The district delivers water to more than 102,000 customers in the central and eastern Coachella Valley as well as Imperial and San Diego counties.
The desert floor sits atop the Whitewater River Sub-basin, a 39 million acre-foot aquifer. An acre-foot is enough water to supply up to two households for a year.
Since July 2006, Palm Springs has received just over half an inch of rain, according to the National Weather Service. That's well below the 5 inches the area normally receives by this time, officials said.
Nevertheless, Mahr said the aquifer could be mined for generations to come without regeneration, if necessary.
That wasn't believed to be the case three years ago. Officials from the agency then called for a water management plan to reverse an annual "overdraft" that could serve 300,000 households. At the time, Assistant General Manager Mark Beuhler said the valley was "living on borrowed time."
Some estimates put the available usage for the foreseeable future at 80 years.
The agency is in the midst of a 35-year plan aimed at curbing overdrafts. The $250 million plan calls for imported water increases, curtailing domestic use by 10 percent by 2010 and agricultural use by 7 percent.

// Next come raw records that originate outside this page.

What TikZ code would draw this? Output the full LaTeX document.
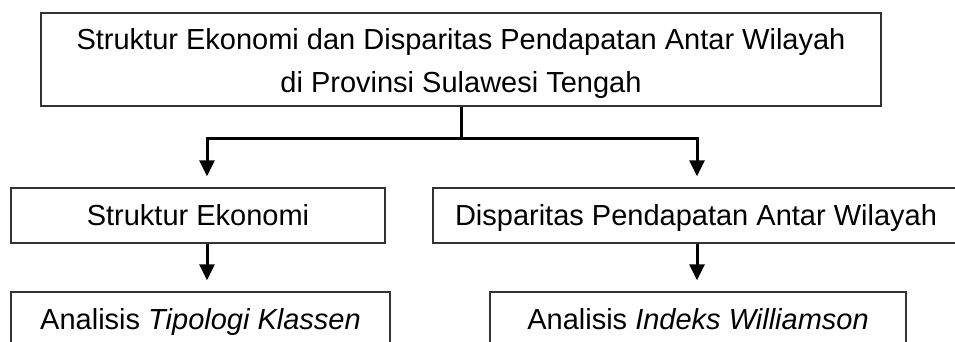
\documentclass[tikz,border=0pt]{standalone}
\usepackage{fontspec}
\setmainfont{Liberation Sans}
\usetikzlibrary{arrows.meta}
\begin{document}
\begin{tikzpicture}[x=1pt,y=-1pt,
  txt/.style={inner sep=0pt, align=center, font=\fontsize{29}{43}\selectfont},
  frame/.style={draw=black!80, line width=1.3pt, inner sep=0pt},
  box/.style={txt, frame, text height=20pt, text depth=0pt},
  conn/.style={line width=3pt},
  arr/.style={conn, -{Triangle[length=16pt,width=15pt]}, shorten >=11pt}]
\useasboundingbox (0,0) rectangle (955,342);
\clip (0,0) rectangle (955,342);
\node[frame, minimum width=840pt, minimum height=93pt] (top) at (461,59.5) {};
\node[txt] (toptext) at (461,64)
  {Struktur Ekonomi dan Disparitas Pendapatan Antar Wilayah\\di Provinsi Sulawesi Tengah};
\node[box, minimum width=374pt, minimum height=55pt] (m1) at (198,215.5) {Struktur Ekonomi};
\node[box, minimum width=526pt, minimum height=55pt] (m2) at (696,215.5) {Disparitas Pendapatan Antar Wilayah};
\node[box, minimum width=379pt, minimum height=55pt] (b1) at (200.5,319.5) {Analisis \textit{Tipologi Klassen}};
\node[box, minimum width=416pt, minimum height=55pt] (b2) at (698,319.5) {Analisis \textit{Indeks Williamson}};
\coordinate (j) at (461,138);
\coordinate (xa) at (207,0);
\coordinate (xb) at (697,0);
\draw[conn] (top.south) -- (j);
\draw[arr] (j) -| (xa |- m1.north);
\draw[arr] (j) -| (xb |- m2.north);
\draw[arr] (xa |- m1.south) -- (xa |- b1.north);
\draw[arr] (xb |- m2.south) -- (xb |- b2.north);
\end{tikzpicture}
\end{document}
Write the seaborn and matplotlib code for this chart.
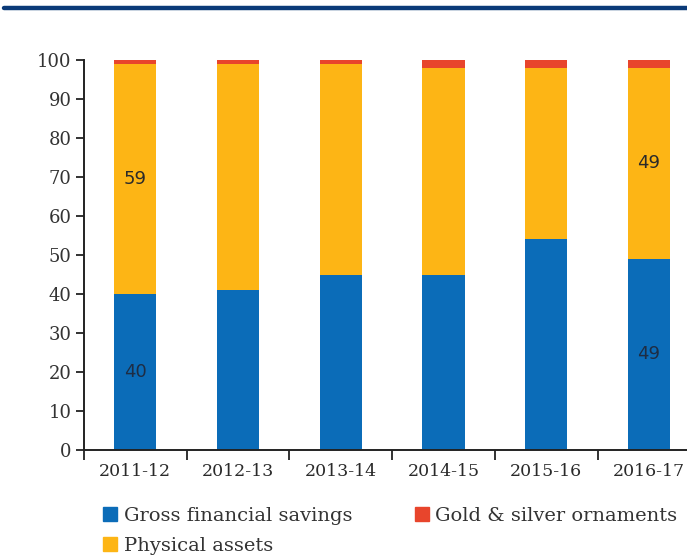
import matplotlib
matplotlib.use("Agg")
import matplotlib.pyplot as plt
import seaborn as sns
import pandas as pd
from matplotlib.patches import Patch
from matplotlib.lines import Line2D

# Composition of household savings (% share)
years = ["2011-12", "2012-13", "2013-14", "2014-15", "2015-16", "2016-17"]
financial = [40, 41, 45, 45, 54, 49]
physical = [59, 58, 54, 53, 44, 49]
gold = [1, 1, 1, 2, 2, 2]
labelled = [0, 5]

BLUE = "#0b6cb8"
ORANGE = "#fdb515"
RED = "#e8452c"
NAVY = "#0b3a78"

sns.set_theme(style="white")
plt.rcParams["font.family"] = ["DejaVu Serif"]

df = pd.DataFrame({"year": years, "fin": financial, "phys": physical, "gold": gold})
df["lvl2"] = df["fin"] + df["phys"]
df["lvl3"] = df["lvl2"] + df["gold"]

fig = plt.figure(figsize=(6.87, 5.60), dpi=100)
ax = fig.add_axes([0.1223, 0.1964, 0.897, 0.6964])

w = 0.41
sns.barplot(data=df, x="year", y="lvl3", color=RED, width=w, saturation=1, ax=ax, linewidth=0)
sns.barplot(data=df, x="year", y="lvl2", color=ORANGE, width=w, saturation=1, ax=ax, linewidth=0)
sns.barplot(data=df, x="year", y="fin", color=BLUE, width=w, saturation=1, ax=ax, linewidth=0)

for i in labelled:
    ax.text(i, financial[i] / 2, f"{financial[i]}", ha="center", va="center",
            fontsize=13, color="#1e2d44", family="DejaVu Sans")
    ax.text(i, financial[i] + physical[i] / 2, f"{physical[i]}", ha="center", va="center",
            fontsize=13, color="#2a2a2a", family="DejaVu Sans")

ax.set_xlim(-0.5, 5.5)
ax.set_ylim(0, 100)
ax.set_yticks(range(0, 101, 10))
ax.set_xlabel("")
ax.set_ylabel("")

# Tick marks on category boundaries, labels on category centres
ax.set_xticks([i - 0.5 for i in range(len(years) + 1)], minor=False)
ax.set_xticklabels([""] * (len(years) + 1))
ax.set_xticks(range(len(years)), minor=True)
ax.set_xticklabels(years, minor=True)
ax.tick_params(axis="x", which="major", direction="out", length=7, width=1.3, color="#222222", bottom=True)
ax.tick_params(axis="x", which="minor", length=0, pad=9, labelsize=12.5, labelcolor="#2a2a2a")
ax.tick_params(axis="y", direction="out", length=6, width=1.3, color="#222222", left=True,
               labelsize=13, labelcolor="#333333", pad=3)

for s in ["top", "right"]:
    ax.spines[s].set_visible(False)
for s in ["left", "bottom"]:
    ax.spines[s].set_color("#222222")
    ax.spines[s].set_linewidth(1.4)

# Header rule
fig.add_artist(Line2D([0.006, 1.0], [0.985, 0.985], color=NAVY, linewidth=3.2,
                      transform=fig.transFigure))

handles = [Patch(color=BLUE, label="Gross financial savings"),
           Patch(color=ORANGE, label="Physical assets"),
           Patch(color=RED, label="Gold & silver ornaments")]
fig.legend(handles=handles, ncol=2, loc="upper left", bbox_to_anchor=(0.150, 0.095),
           frameon=False, fontsize=14, handlelength=0.72, handleheight=0.72,
           handletextpad=0.35, columnspacing=3.2, labelspacing=0.62, borderaxespad=0,
           borderpad=0, labelcolor="#333333")

fig.savefig("out.png", dpi=100, facecolor="white")
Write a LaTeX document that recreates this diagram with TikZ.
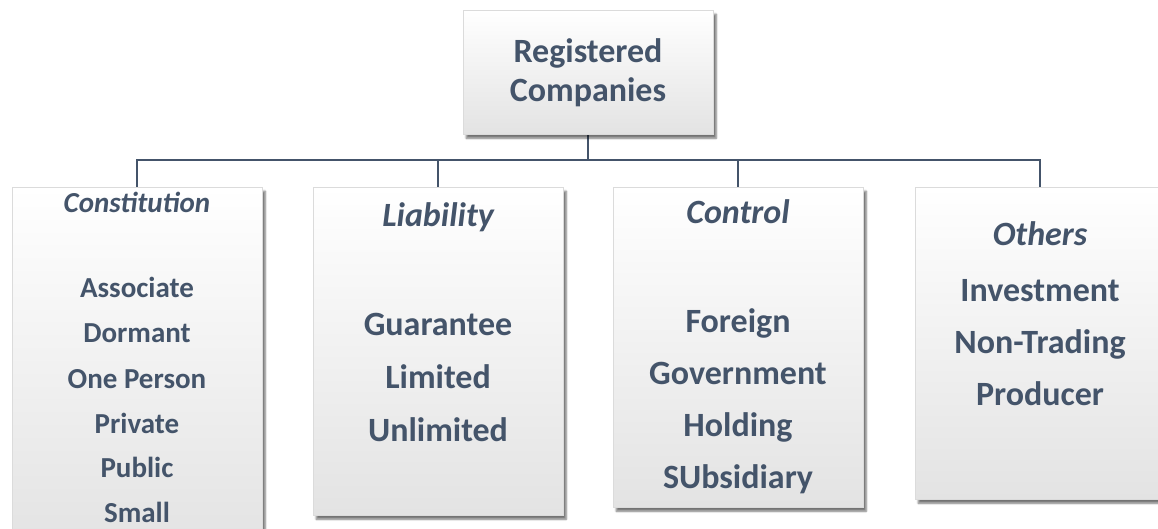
\documentclass[tikz,border=0pt]{standalone}
\usepackage{fontspec}
\setmainfont{Carlito}
\usetikzlibrary{shadows.blur}
\definecolor{ink}{HTML}{44546A}
\begin{document}
\begin{tikzpicture}[x=1pt,y=-1pt,
  card/.style={rectangle, anchor=north west, inner sep=0pt,
    top color=white, middle color=white, bottom color=black!11,
    draw=black!14, line width=0.4pt,
    blur shadow={shadow xshift=3pt, shadow yshift=-4pt, shadow blur steps=6, shadow opacity=55}},
  link/.style={draw=ink, line width=2.8pt},
  head/.style={anchor=base, text=ink, font=\bfseries\itshape\fontsize{34}{40}\selectfont},
  item/.style={anchor=base, text=ink, font=\bfseries\fontsize{34}{40}\selectfont},
  smallhead/.style={head, font=\bfseries\itshape\fontsize{29}{35}\selectfont},
  smallitem/.style={item, font=\bfseries\fontsize{29}{35}\selectfont}]
\useasboundingbox (0,0) rectangle (1158,529);

% connectors behind the boxes
\coordinate (topS) at (588,134);
\coordinate (c1) at (137,187);
\coordinate (c2) at (438,187);
\coordinate (c3) at (738,187);
\coordinate (c4) at (1040,187);
\draw[link] (topS) -- ++(0,26) -| (c1);
\draw[link] (topS) -- ++(0,26) -| (c2);
\draw[link] (topS) -- ++(0,26) -| (c3);
\draw[link] (topS) -- ++(0,26) -| (c4);

% boxes
\node[card, minimum width=250pt, minimum height=124pt] (top) at (463,10) {};
\node[card, minimum width=250pt, minimum height=360pt] (b1) at (12,187) {};
\node[card, minimum width=250pt, minimum height=328pt] (b2) at (313,187) {};
\node[card, minimum width=250pt, minimum height=320pt] (b3) at (613,187) {};
\node[card, minimum width=250pt, minimum height=312pt] (b4) at (915,187) {};

% root title
\node[item] (t1) at (588,63) {Registered};
\node[item] (t2) at (588,102) {Companies};

% constitution
\node[smallhead] (h1) at (137,213) {Constitution};
\node[smallitem] (a1) at (137,297) {Associate};
\node[smallitem] (a2) at (137,342) {Dormant};
\node[smallitem] (a3) at (137,388) {One Person};
\node[smallitem] (a4) at (137,433) {Private};
\node[smallitem] (a5) at (137,477) {Public};
\node[smallitem] (a6) at (137,522) {Small};

% liability
\node[head] (h2) at (438,227) {Liability};
\node[item] (l1) at (438,335) {Guarantee};
\node[item] (l2) at (438,388) {Limited};
\node[item] (l3) at (438,441) {Unlimited};

% control
\node[head] (h3) at (738,224) {Control};
\node[item] (k1) at (738,332) {Foreign};
\node[item] (k2) at (738,384) {Government};
\node[item] (k3) at (738,436) {Holding};
\node[item] (k4) at (738,488) {SUbsidiary};

% others
\node[head] (h4) at (1040,245) {Others};
\node[item] (o1) at (1040,301) {Investment};
\node[item] (o2) at (1040,353) {Non-Trading};
\node[item] (o3) at (1040,405) {Producer};
\end{tikzpicture}
\end{document}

In other parts of the country, welcome rainfall last weekend from Tropical Storm Barry brought short-term relief to parts of the fire-scorched Southeast. But up to 50 inches of rain is needed to end the drought there, and this is the driest spring in the Southeast since record-keeping began in 1895, according to the National Climatic Data Center.
Meanwhile, California and Nevada just recorded their driest June-to-May period since 1924, and a lack of rain in the West could make this an especially risky summer for wildfires.
Coast to coast, the drought's effects are as varied as the landscapes:
In Central California, ranchers are selling cattle or trucking them out of state as grazing grass dries up. In Southern California's Antelope Valley, rainfall at just 15 percent of normal erased the spring bloom of California poppies.
In south Florida, Lake Okeechobee fell to a record low of 8.94 feet last week. So much lake bed is dry that 12,000 acres of it caught fire last month.
In Alabama, shallow ponds on commercial catfish farms are dwindling, and more than half the corn and wheat crops are in poor condition.
Dry episodes have become so persistent in the West that some scientists and water managers say drought is the "new normal" there.
Reinforcing that notion are global-warming projections warning of more and deeper dry spells in the Southwest, although a report in last week's Science magazine challenges the climate models and suggests there will be more rainfall worldwide later this century.
"Droughts will continue to come and go, but higher temperatures are going to produce more water stress," says Kathy Jacobs, head of the Arizona Water Institute, a research partnership of the state's three universities.
That's because warmer temperatures in the Southwest boost demand for water and cause more of it to evaporate from lakes and reservoirs.
This drought has been particularly harsh in three regions: the Southwest, the Southeast and northern Minnesota.
Severe dryness across California and Arizona has spread into 11 other Western states.
In Los Angeles County, on track for a record dry year with 21 percent of normal rain downtown since last summer, fire officials are threatening to cancel Fourth of July fireworks if conditions worsen. The city of Burbank already has scrubbed its fireworks show.
The Southeast, unaccustomed to prolonged dry spells, may be suffering the most. In eight states from Mississippi to the Carolinas and down through Florida, lakes are shrinking, crops are withering, well levels are falling and there are new limits on water use.
Despite the recent storm, water hasn't flowed in Florida's Kissimmee River, which feeds Lake Okeechobee, in 212 days. The district has imposed its strictest water-use limits ever in 13 counties, cutting home watering to once a week and commercial use by 45 percent.
The drought also has provided an occasional benefit: Okeechobee's record low level allowed crews to clean out decades of muck and debris.